┌─ Entries provided

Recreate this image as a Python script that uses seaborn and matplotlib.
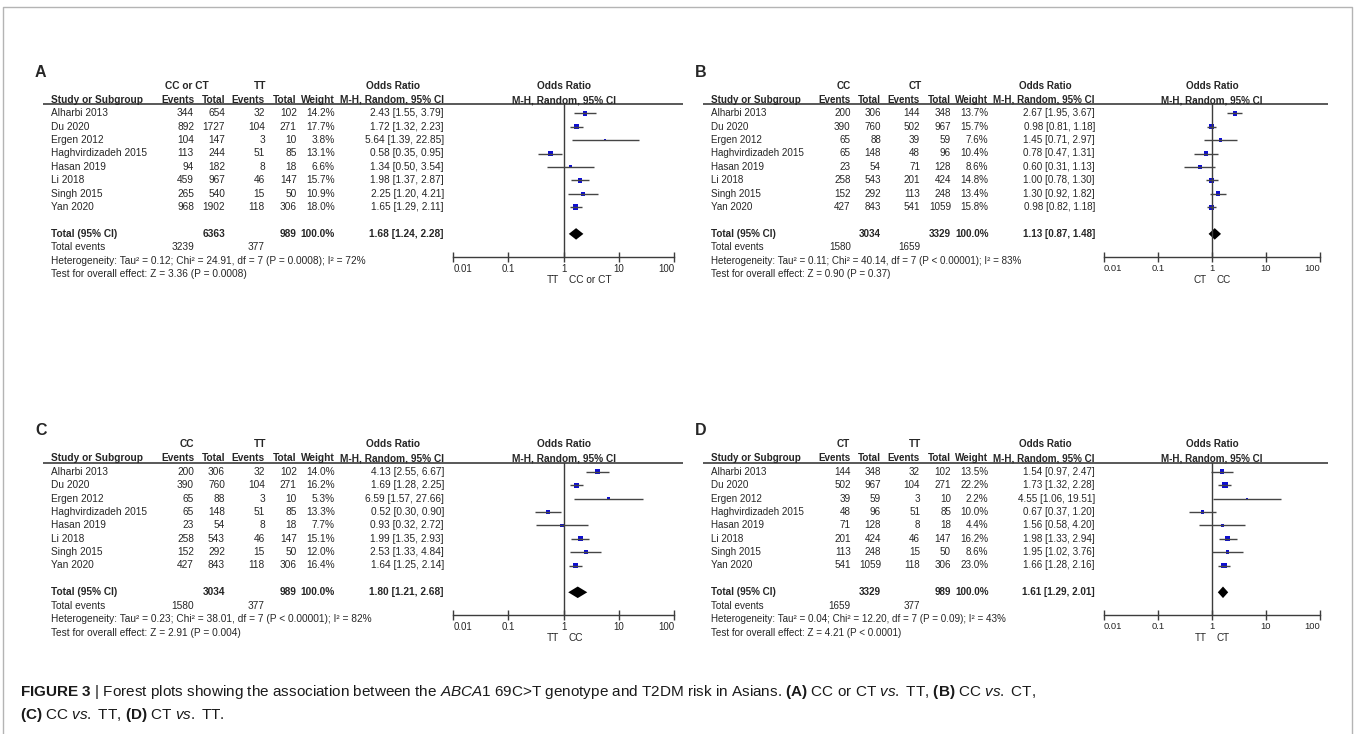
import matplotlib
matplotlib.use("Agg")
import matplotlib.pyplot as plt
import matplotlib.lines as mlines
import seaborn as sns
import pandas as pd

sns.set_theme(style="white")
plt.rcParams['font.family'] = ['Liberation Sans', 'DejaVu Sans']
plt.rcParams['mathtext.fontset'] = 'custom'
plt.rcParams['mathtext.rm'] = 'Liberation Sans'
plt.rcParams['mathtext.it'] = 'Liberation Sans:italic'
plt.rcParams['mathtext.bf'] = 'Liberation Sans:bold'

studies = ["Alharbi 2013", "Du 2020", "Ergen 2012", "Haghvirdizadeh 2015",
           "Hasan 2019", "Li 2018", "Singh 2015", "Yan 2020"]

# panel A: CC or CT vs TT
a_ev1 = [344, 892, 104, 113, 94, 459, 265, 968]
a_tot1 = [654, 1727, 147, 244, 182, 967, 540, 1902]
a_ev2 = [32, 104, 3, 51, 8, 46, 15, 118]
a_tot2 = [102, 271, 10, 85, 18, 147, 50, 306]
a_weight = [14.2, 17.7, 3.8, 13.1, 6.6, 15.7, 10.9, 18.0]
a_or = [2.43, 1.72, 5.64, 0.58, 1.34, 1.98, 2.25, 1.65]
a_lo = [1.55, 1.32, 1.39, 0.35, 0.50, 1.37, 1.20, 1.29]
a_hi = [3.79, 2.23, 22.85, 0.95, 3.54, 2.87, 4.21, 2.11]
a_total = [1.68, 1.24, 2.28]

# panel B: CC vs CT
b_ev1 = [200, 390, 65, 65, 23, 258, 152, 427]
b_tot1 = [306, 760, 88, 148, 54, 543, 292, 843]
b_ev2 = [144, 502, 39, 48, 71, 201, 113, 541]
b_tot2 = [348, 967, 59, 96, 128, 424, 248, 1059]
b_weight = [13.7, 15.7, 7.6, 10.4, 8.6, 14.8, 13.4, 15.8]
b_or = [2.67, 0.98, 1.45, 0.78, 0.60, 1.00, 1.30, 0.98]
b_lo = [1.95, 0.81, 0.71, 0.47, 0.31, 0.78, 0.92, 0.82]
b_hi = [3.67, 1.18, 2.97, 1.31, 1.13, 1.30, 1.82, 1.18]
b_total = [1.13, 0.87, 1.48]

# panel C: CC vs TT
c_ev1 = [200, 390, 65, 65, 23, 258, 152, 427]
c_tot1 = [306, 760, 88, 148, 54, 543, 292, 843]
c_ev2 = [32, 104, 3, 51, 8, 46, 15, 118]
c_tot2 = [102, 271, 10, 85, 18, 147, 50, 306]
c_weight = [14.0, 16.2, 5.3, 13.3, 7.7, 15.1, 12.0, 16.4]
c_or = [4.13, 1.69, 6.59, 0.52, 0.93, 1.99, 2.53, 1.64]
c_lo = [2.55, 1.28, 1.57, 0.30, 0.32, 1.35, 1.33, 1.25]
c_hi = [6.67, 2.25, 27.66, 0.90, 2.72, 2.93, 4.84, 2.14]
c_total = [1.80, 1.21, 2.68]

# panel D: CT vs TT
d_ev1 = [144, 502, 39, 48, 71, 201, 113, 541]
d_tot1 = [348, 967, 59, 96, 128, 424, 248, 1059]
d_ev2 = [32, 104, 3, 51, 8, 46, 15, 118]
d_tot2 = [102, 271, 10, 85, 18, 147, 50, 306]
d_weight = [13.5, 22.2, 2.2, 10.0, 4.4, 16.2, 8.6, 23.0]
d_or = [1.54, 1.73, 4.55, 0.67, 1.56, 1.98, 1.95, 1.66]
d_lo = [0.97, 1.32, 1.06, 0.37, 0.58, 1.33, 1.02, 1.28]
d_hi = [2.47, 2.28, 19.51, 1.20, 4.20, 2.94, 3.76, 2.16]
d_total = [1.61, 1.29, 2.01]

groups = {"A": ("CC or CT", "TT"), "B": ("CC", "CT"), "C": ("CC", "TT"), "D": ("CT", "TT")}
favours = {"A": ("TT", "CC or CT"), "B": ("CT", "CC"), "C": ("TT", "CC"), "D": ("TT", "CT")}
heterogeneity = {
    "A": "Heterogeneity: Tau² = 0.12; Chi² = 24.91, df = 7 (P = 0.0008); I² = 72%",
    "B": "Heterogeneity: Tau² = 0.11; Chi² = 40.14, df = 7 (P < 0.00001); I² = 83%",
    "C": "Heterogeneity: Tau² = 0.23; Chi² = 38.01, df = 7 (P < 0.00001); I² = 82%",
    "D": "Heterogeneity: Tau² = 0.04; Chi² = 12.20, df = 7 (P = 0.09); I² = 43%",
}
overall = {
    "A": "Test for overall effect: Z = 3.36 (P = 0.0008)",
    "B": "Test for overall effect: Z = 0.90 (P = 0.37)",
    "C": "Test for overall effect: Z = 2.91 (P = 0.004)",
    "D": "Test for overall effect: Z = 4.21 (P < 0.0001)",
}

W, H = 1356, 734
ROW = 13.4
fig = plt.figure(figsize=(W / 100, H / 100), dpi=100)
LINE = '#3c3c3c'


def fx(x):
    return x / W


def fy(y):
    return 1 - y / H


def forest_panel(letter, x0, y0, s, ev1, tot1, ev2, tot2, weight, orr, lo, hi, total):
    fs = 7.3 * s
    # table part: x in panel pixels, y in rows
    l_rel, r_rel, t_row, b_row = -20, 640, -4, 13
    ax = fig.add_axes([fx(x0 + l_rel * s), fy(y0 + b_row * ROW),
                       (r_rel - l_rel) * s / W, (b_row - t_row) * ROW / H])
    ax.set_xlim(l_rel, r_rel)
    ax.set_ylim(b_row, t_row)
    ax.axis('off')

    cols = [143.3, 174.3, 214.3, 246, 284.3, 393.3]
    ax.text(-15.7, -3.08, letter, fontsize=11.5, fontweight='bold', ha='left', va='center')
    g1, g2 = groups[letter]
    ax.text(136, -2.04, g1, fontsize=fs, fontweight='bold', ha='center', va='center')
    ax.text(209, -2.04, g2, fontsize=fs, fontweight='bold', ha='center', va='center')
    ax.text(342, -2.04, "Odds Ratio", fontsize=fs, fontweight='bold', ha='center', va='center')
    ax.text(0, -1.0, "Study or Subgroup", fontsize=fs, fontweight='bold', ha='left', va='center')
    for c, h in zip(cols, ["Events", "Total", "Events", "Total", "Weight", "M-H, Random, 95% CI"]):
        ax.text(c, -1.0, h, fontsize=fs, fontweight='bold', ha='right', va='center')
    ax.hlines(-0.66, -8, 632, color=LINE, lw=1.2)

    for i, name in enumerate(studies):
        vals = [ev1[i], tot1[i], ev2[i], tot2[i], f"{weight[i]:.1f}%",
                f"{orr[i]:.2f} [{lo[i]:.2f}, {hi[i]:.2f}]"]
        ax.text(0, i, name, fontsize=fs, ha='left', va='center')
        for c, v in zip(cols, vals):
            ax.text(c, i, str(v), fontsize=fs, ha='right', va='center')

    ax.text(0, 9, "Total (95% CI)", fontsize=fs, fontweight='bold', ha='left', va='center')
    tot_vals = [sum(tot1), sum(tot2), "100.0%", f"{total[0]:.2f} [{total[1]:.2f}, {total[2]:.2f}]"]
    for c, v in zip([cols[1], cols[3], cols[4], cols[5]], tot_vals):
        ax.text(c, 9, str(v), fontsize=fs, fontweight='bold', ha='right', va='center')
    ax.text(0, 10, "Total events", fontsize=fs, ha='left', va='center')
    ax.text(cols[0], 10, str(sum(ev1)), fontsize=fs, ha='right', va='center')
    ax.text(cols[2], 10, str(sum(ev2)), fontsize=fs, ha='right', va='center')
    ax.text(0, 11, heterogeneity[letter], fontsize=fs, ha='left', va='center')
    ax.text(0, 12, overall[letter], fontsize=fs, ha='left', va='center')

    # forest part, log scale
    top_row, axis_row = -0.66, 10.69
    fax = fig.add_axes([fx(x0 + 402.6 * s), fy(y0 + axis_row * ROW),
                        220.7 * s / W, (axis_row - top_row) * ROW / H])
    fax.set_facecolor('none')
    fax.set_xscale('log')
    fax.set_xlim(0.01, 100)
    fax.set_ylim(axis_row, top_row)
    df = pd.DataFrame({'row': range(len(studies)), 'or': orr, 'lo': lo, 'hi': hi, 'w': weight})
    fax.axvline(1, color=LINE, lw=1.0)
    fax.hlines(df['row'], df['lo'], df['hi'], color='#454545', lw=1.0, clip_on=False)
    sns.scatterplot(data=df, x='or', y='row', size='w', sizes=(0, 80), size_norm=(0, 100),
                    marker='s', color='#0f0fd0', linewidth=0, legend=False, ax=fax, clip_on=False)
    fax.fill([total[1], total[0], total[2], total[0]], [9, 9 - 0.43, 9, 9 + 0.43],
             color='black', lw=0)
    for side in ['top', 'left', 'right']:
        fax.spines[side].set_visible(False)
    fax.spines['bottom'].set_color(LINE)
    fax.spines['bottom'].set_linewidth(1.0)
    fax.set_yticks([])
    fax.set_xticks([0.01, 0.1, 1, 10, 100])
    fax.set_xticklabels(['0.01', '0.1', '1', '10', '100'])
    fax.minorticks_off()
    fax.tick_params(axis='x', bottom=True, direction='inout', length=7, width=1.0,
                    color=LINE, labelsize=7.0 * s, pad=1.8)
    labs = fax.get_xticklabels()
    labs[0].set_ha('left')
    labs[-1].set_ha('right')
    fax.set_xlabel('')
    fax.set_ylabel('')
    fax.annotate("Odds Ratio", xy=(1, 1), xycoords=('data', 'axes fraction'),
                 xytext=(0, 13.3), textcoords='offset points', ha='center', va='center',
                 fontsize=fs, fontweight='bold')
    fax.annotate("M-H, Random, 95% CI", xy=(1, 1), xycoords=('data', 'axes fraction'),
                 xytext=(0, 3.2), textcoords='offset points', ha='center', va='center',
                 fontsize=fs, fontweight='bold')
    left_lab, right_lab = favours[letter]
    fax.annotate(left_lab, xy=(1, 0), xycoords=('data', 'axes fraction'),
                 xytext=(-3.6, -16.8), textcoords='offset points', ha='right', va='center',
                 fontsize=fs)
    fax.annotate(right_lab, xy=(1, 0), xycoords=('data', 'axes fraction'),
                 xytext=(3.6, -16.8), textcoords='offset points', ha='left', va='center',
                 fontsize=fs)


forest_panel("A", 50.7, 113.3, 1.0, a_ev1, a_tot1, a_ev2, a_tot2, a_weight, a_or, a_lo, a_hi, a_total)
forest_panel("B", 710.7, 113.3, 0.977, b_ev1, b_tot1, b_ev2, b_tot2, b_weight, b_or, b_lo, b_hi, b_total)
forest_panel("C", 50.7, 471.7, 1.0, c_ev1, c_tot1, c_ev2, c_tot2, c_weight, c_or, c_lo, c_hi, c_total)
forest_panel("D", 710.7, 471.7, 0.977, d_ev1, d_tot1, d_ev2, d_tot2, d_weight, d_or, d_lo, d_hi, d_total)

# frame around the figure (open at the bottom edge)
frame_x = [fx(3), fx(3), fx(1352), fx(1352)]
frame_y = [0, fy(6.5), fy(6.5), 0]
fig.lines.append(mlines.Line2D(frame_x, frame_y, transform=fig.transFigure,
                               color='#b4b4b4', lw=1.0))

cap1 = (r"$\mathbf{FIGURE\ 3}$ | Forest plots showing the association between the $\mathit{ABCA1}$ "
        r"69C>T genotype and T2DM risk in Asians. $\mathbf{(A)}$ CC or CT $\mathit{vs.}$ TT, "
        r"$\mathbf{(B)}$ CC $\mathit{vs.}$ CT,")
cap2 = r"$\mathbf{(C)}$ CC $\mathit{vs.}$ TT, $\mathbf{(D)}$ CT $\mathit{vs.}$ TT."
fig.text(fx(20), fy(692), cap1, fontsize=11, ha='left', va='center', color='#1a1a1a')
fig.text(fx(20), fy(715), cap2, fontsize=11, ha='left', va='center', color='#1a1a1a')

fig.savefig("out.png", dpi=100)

└─
┌─ Entries provided

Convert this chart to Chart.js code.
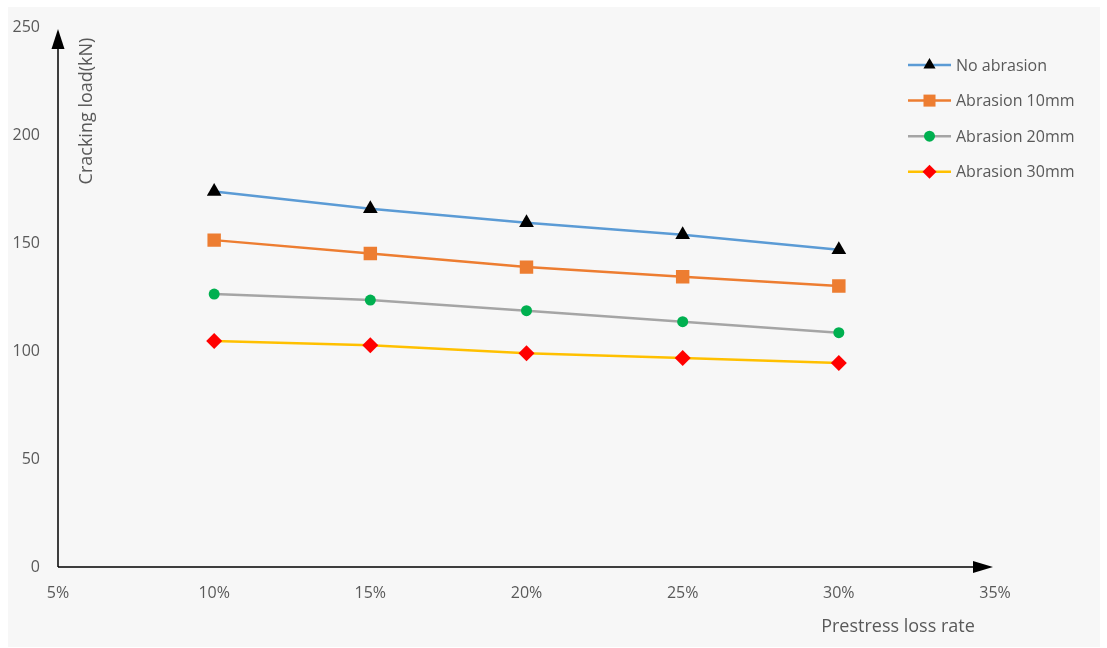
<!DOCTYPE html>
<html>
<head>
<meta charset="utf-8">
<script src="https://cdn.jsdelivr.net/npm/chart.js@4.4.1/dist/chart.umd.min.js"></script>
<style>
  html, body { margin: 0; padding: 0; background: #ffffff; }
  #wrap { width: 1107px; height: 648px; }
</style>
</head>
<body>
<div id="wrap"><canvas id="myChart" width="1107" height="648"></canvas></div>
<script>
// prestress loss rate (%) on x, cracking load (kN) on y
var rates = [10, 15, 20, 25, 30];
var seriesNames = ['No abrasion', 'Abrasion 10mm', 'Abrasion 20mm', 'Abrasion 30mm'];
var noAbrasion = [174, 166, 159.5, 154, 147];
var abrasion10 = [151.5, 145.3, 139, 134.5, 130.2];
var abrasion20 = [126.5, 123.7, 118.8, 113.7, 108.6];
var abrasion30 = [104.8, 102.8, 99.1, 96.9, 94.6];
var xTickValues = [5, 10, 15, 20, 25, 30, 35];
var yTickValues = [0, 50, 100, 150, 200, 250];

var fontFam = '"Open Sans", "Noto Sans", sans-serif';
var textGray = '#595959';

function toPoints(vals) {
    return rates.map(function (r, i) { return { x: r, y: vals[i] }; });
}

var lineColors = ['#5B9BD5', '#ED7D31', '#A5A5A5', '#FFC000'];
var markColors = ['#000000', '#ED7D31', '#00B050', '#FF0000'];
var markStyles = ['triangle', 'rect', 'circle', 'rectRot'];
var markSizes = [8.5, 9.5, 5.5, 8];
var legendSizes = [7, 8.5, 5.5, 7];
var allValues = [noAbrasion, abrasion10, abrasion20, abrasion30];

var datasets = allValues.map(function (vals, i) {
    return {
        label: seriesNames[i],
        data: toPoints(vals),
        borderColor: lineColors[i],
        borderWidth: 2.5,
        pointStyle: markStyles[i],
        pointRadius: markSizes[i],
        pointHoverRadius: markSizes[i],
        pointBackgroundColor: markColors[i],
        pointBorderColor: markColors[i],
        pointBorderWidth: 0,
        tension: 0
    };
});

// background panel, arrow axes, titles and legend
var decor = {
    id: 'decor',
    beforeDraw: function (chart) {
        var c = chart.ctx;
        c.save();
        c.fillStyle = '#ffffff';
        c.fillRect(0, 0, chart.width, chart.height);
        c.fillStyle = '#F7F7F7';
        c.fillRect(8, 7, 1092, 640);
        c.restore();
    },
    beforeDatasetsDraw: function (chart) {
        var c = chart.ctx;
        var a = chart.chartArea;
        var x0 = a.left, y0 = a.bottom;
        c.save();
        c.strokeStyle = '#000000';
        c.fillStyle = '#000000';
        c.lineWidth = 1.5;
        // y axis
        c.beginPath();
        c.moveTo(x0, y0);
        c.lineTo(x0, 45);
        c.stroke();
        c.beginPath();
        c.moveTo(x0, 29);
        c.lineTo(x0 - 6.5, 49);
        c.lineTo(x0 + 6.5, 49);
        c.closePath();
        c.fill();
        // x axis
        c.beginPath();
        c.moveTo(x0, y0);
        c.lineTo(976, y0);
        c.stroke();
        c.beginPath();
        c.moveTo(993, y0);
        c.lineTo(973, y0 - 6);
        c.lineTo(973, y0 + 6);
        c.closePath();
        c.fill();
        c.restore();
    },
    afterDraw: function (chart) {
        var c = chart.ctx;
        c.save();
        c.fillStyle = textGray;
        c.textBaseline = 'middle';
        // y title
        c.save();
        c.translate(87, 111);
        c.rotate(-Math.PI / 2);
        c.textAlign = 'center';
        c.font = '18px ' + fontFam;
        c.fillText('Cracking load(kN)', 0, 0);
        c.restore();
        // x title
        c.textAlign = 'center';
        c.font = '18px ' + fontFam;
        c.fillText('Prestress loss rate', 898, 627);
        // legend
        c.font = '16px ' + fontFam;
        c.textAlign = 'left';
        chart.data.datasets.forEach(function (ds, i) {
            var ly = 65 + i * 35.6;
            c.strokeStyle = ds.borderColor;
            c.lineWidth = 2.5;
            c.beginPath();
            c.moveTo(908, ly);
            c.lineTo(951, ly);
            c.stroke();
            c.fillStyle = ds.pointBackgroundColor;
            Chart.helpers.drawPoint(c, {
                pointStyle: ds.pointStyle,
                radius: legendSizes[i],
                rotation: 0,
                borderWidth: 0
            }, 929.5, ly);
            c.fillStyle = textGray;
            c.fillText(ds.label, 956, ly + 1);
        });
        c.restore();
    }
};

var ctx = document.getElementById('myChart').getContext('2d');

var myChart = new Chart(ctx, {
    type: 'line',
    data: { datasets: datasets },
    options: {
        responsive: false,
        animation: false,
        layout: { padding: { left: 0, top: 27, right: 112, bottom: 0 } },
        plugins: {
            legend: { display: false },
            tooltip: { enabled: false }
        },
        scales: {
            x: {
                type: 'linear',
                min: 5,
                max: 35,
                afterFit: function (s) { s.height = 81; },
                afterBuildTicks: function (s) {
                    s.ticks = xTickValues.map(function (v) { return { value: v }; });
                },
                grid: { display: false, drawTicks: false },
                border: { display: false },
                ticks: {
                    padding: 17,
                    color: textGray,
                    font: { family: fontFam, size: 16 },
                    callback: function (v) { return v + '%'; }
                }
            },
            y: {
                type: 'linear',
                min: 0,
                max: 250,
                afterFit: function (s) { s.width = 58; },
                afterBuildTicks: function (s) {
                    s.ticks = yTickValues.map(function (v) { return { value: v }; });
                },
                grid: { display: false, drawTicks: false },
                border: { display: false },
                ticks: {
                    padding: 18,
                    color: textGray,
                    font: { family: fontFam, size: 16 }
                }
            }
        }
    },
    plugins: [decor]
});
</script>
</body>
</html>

└─

_Work to do_: In the listing above, find the line containing "Convert this chart to Chart.js code." and the line containing "var textGray = '#595959';". Reproduce those lines and all between them exactly, with no pictures and nothing more.

_Full solution_:
Convert this chart to Chart.js code.
<!DOCTYPE html>
<html>
<head>
<meta charset="utf-8">
<script src="https://cdn.jsdelivr.net/npm/chart.js@4.4.1/dist/chart.umd.min.js"></script>
<style>
  html, body { margin: 0; padding: 0; background: #ffffff; }
  #wrap { width: 1107px; height: 648px; }
</style>
</head>
<body>
<div id="wrap"><canvas id="myChart" width="1107" height="648"></canvas></div>
<script>
// prestress loss rate (%) on x, cracking load (kN) on y
var rates = [10, 15, 20, 25, 30];
var seriesNames = ['No abrasion', 'Abrasion 10mm', 'Abrasion 20mm', 'Abrasion 30mm'];
var noAbrasion = [174, 166, 159.5, 154, 147];
var abrasion10 = [151.5, 145.3, 139, 134.5, 130.2];
var abrasion20 = [126.5, 123.7, 118.8, 113.7, 108.6];
var abrasion30 = [104.8, 102.8, 99.1, 96.9, 94.6];
var xTickValues = [5, 10, 15, 20, 25, 30, 35];
var yTickValues = [0, 50, 100, 150, 200, 250];

var fontFam = '"Open Sans", "Noto Sans", sans-serif';
var textGray = '#595959';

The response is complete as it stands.